— Start DATA PROVIDED —
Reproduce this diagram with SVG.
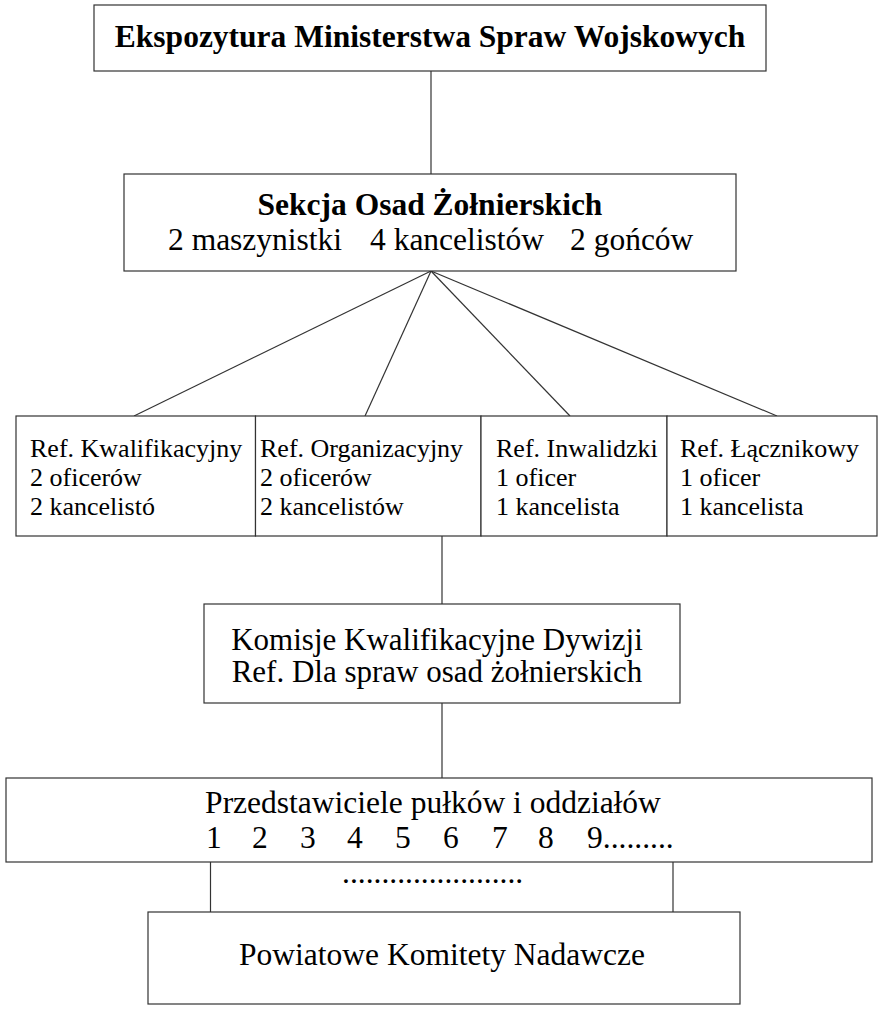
<svg xmlns="http://www.w3.org/2000/svg" width="879" height="1009" viewBox="0 0 879 1009">
<style>
.box{fill:#fff;stroke:#333;stroke-width:1.2}
.ln{stroke:#333;stroke-width:1.2;fill:none}
.t{font-family:"Liberation Serif","Times New Roman",serif;fill:#000}
.b{font-weight:bold;font-size:31.5px}
.r{font-size:31.5px}
.s{font-size:26px}
</style>
<rect width="879" height="1009" fill="#fff"/>
<g id="connectors">
<line class="ln" x1="431" y1="71" x2="431" y2="174"/>
<line class="ln" x1="431" y1="271" x2="134" y2="416"/>
<line class="ln" x1="431" y1="271" x2="365" y2="416"/>
<line class="ln" x1="431" y1="271" x2="570" y2="416"/>
<line class="ln" x1="431" y1="271" x2="777" y2="416"/>
<line class="ln" x1="442" y1="536" x2="442" y2="604"/>
<line class="ln" x1="442" y1="703" x2="442" y2="778"/>
<line class="ln" x1="210.5" y1="862" x2="210.5" y2="912"/>
<line class="ln" x1="673" y1="862" x2="673" y2="912"/>
</g>
<g id="ekspozytura">
<rect class="box" x="94" y="5" width="672" height="66"/>
<text class="t b" x="430" y="47" text-anchor="middle">Ekspozytura Ministerstwa Spraw Wojskowych</text>
</g>
<g id="sekcja">
<rect class="box" x="124" y="174" width="612" height="97"/>
<text class="t b" x="430" y="215" text-anchor="middle">Sekcja Osad Żołnierskich</text>
<text class="t r" y="250"><tspan x="168">2 maszynistki</tspan><tspan x="370">4 kancelistów</tspan><tspan x="570">2 gońców</tspan></text>
</g>
<g id="ref-kwalifikacyjny">
<rect class="box" x="16" y="416" width="239.5" height="120"/>
<text class="t s"><tspan x="30" y="457">Ref. Kwalifikacyjny</tspan><tspan x="30" y="486">2 oficerów</tspan><tspan x="30" y="515">2 kancelistó</tspan></text>
</g>
<g id="ref-organizacyjny">
<rect class="box" x="255.5" y="416" width="225.5" height="120"/>
<text class="t s"><tspan x="260" y="457">Ref. Organizacyjny</tspan><tspan x="260" y="486">2 oficerów</tspan><tspan x="260" y="515">2 kancelistów</tspan></text>
</g>
<g id="ref-inwalidzki">
<rect class="box" x="481" y="416" width="186" height="120"/>
<text class="t s"><tspan x="496" y="457">Ref. Inwalidzki</tspan><tspan x="496" y="486">1 oficer</tspan><tspan x="496" y="515">1 kancelista</tspan></text>
</g>
<g id="ref-lacznikowy">
<rect class="box" x="667" y="416" width="210" height="120"/>
<text class="t s"><tspan x="680" y="457">Ref. Łącznikowy</tspan><tspan x="680" y="486">1 oficer</tspan><tspan x="680" y="515">1 kancelista</tspan></text>
</g>
<g id="komisje">
<rect class="box" x="204" y="604" width="476" height="99"/>
<text class="t" style="font-size:31px" text-anchor="middle"><tspan x="437" y="650">Komisje Kwalifikacyjne Dywizji</tspan><tspan x="437" y="682">Ref. Dla spraw osad żołnierskich</tspan></text>
</g>
<g id="przedstawiciele">
<rect class="box" x="6" y="778" width="866" height="84"/>
<text class="t r" x="433" y="813" text-anchor="middle">Przedstawiciele pułków i oddziałów</text>
<text class="t r" y="848"><tspan x="206">1</tspan><tspan x="252">2</tspan><tspan x="300">3</tspan><tspan x="347">4</tspan><tspan x="395">5</tspan><tspan x="443">6</tspan><tspan x="492">7</tspan><tspan x="538">8</tspan><tspan x="587">9.........</tspan></text>
<text class="t r" x="342" y="883">.......................</text>
</g>
<g id="powiatowe">
<rect class="box" x="148" y="912" width="592" height="92"/>
<text class="t r" x="442" y="965" text-anchor="middle">Powiatowe Komitety Nadawcze</text>
</g>
</svg>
— End DATA PROVIDED —
EXERCISE REQUIREMENTS: Print out the material word for word, omitting the pictures.

CORRECT OUTPUT:
Reproduce this diagram with SVG.
<svg xmlns="http://www.w3.org/2000/svg" width="879" height="1009" viewBox="0 0 879 1009">
<style>
.box{fill:#fff;stroke:#333;stroke-width:1.2}
.ln{stroke:#333;stroke-width:1.2;fill:none}
.t{font-family:"Liberation Serif","Times New Roman",serif;fill:#000}
.b{font-weight:bold;font-size:31.5px}
.r{font-size:31.5px}
.s{font-size:26px}
</style>
<rect width="879" height="1009" fill="#fff"/>
<g id="connectors">
<line class="ln" x1="431" y1="71" x2="431" y2="174"/>
<line class="ln" x1="431" y1="271" x2="134" y2="416"/>
<line class="ln" x1="431" y1="271" x2="365" y2="416"/>
<line class="ln" x1="431" y1="271" x2="570" y2="416"/>
<line class="ln" x1="431" y1="271" x2="777" y2="416"/>
<line class="ln" x1="442" y1="536" x2="442" y2="604"/>
<line class="ln" x1="442" y1="703" x2="442" y2="778"/>
<line class="ln" x1="210.5" y1="862" x2="210.5" y2="912"/>
<line class="ln" x1="673" y1="862" x2="673" y2="912"/>
</g>
<g id="ekspozytura">
<rect class="box" x="94" y="5" width="672" height="66"/>
<text class="t b" x="430" y="47" text-anchor="middle">Ekspozytura Ministerstwa Spraw Wojskowych</text>
</g>
<g id="sekcja">
<rect class="box" x="124" y="174" width="612" height="97"/>
<text class="t b" x="430" y="215" text-anchor="middle">Sekcja Osad Żołnierskich</text>
<text class="t r" y="250"><tspan x="168">2 maszynistki</tspan><tspan x="370">4 kancelistów</tspan><tspan x="570">2 gońców</tspan></text>
</g>
<g id="ref-kwalifikacyjny">
<rect class="box" x="16" y="416" width="239.5" height="120"/>
<text class="t s"><tspan x="30" y="457">Ref. Kwalifikacyjny</tspan><tspan x="30" y="486">2 oficerów</tspan><tspan x="30" y="515">2 kancelistó</tspan></text>
</g>
<g id="ref-organizacyjny">
<rect class="box" x="255.5" y="416" width="225.5" height="120"/>
<text class="t s"><tspan x="260" y="457">Ref. Organizacyjny</tspan><tspan x="260" y="486">2 oficerów</tspan><tspan x="260" y="515">2 kancelistów</tspan></text>
</g>
<g id="ref-inwalidzki">
<rect class="box" x="481" y="416" width="186" height="120"/>
<text class="t s"><tspan x="496" y="457">Ref. Inwalidzki</tspan><tspan x="496" y="486">1 oficer</tspan><tspan x="496" y="515">1 kancelista</tspan></text>
</g>
<g id="ref-lacznikowy">
<rect class="box" x="667" y="416" width="210" height="120"/>
<text class="t s"><tspan x="680" y="457">Ref. Łącznikowy</tspan><tspan x="680" y="486">1 oficer</tspan><tspan x="680" y="515">1 kancelista</tspan></text>
</g>
<g id="komisje">
<rect class="box" x="204" y="604" width="476" height="99"/>
<text class="t" style="font-size:31px" text-anchor="middle"><tspan x="437" y="650">Komisje Kwalifikacyjne Dywizji</tspan><tspan x="437" y="682">Ref. Dla spraw osad żołnierskich</tspan></text>
</g>
<g id="przedstawiciele">
<rect class="box" x="6" y="778" width="866" height="84"/>
<text class="t r" x="433" y="813" text-anchor="middle">Przedstawiciele pułków i oddziałów</text>
<text class="t r" y="848"><tspan x="206">1</tspan><tspan x="252">2</tspan><tspan x="300">3</tspan><tspan x="347">4</tspan><tspan x="395">5</tspan><tspan x="443">6</tspan><tspan x="492">7</tspan><tspan x="538">8</tspan><tspan x="587">9.........</tspan></text>
<text class="t r" x="342" y="883">.......................</text>
</g>
<g id="powiatowe">
<rect class="box" x="148" y="912" width="592" height="92"/>
<text class="t r" x="442" y="965" text-anchor="middle">Powiatowe Komitety Nadawcze</text>
</g>
</svg>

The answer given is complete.